Keep the promise on Highway 522 expansion

What does the proposed Highway 522 expansion between Monroe and Maltby have to do with the Alaskan Way Viaduct in Seattle? Unfortunately, everything if Gov. Gregoire has her way.
For nearly 50 years, residents along Highway 522 have waited for the state to fulfill its promise to expand the highway to four lanes. Numerous times, just as the state Department of Transportation was ready to proceed, that promise was broken as the Legislature diverted funding to other projects.
And now, even though the $195 million project was re-appropriated through the Legislature's 2003 nickel gas tax increase and is ready to go out to bid this year, it appears the governor may once again pull the plug on the project.
Why? Because she's $400 million short on her proposed tunnel replacement of the Alaskan Way Viaduct. The governor's proposed budget pushes the Highway 522 expansion project from 2010 out to 2018. She needs the money for Seattle.
Another eight-year delay is bad enough, but we are very concerned about a report in a major Tacoma newspaper that said the governor's transportation budget adviser Robin Rettew “conceded that any project that's now scheduled for construction in 2015 or later probably won't get built without a new source of money,” and that “the governor wanted to keep all the mega projects [such as the viaduct] on the list.”
The state has an inexcusable history of putting the Highway 522 project on hold numerous times over many decades. It's not only been costly in terms of inflation, but lives.
When Highway 522 between Monroe and Woodinville was designed in the mid-1960s, it was developed as a four-lane highway. Part of its four-lane, graded roadbed has been in place for more than 30 years. However, to save money, only two lanes were finished, with no median barriers.

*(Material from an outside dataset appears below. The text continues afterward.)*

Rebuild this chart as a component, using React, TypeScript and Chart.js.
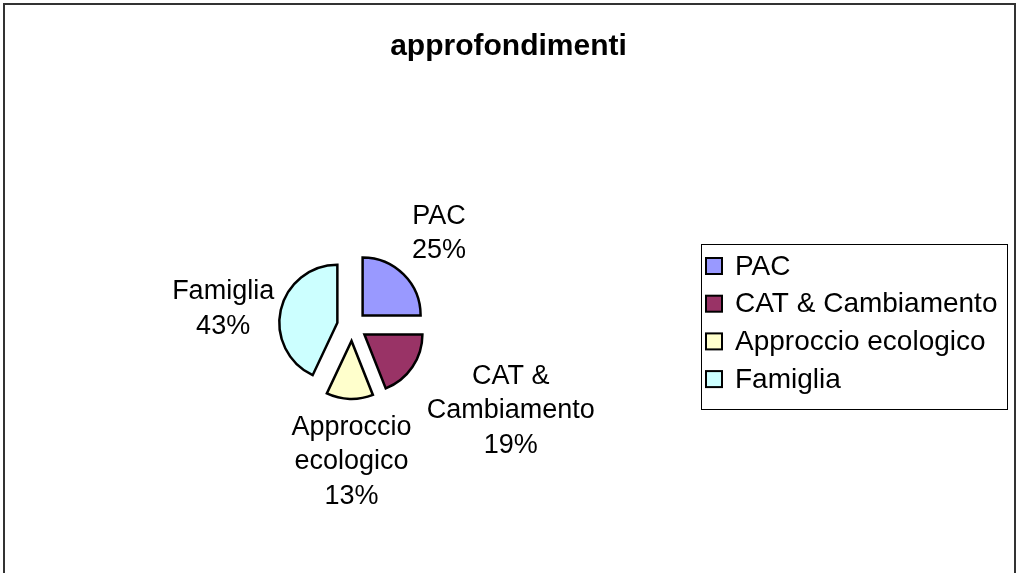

In 1993 a five-stage project to widen the highway to four lanes was delayed in a budget-balancing act. By 1995, after 1,780 accidents, 1,359 injuries, and 47 deaths over 15 years, Reader's Digest listed Highway 522 as one of “America's most dangerous highways.”
A portion of the four-lane highway from State Route 9 to Maltby was finished in 2001. The improvement reduced collisions and fatality accidents in that area. Yet State Route 522 is still dangerous as drivers try to navigate through the five bridges, two major intersections and the remaining narrow eight-mile section of the two-lane highway between Maltby and Monroe.
Highway 522 connects to what is now considered the state's deadliest roadway, Highway 2. We've also fought with some limited success for funding to fix some of the most dangerous areas on Highway 2. Yet, money that should be addressing the safety problems on both of these deadly highways continues to be siphoned off for Seattle-area congestion relief projects. Meantime, fatality accidents continue on Highway 2 and 522.
How many more accidents must occur and how many more lives must be lost before the state of Washington finally fulfills its Highway 522 promise?
We won't get into the issue of what viaduct replacement would be best. That's not the point. Instead, we believe local residents should not be punished with further delays on the Highway 522 project, or even worse, no expansion at all, because of the long-standing lack of leadership that has driven up the viaduct replacement costs.
When a promise is made to the citizens of Washington, it should be kept. Local residents have waited almost 50 years. That's long enough. Let Seattle fill the gap to its viaduct funding elsewhere. It's time to keep the promise and finish the Highway 522 expansion.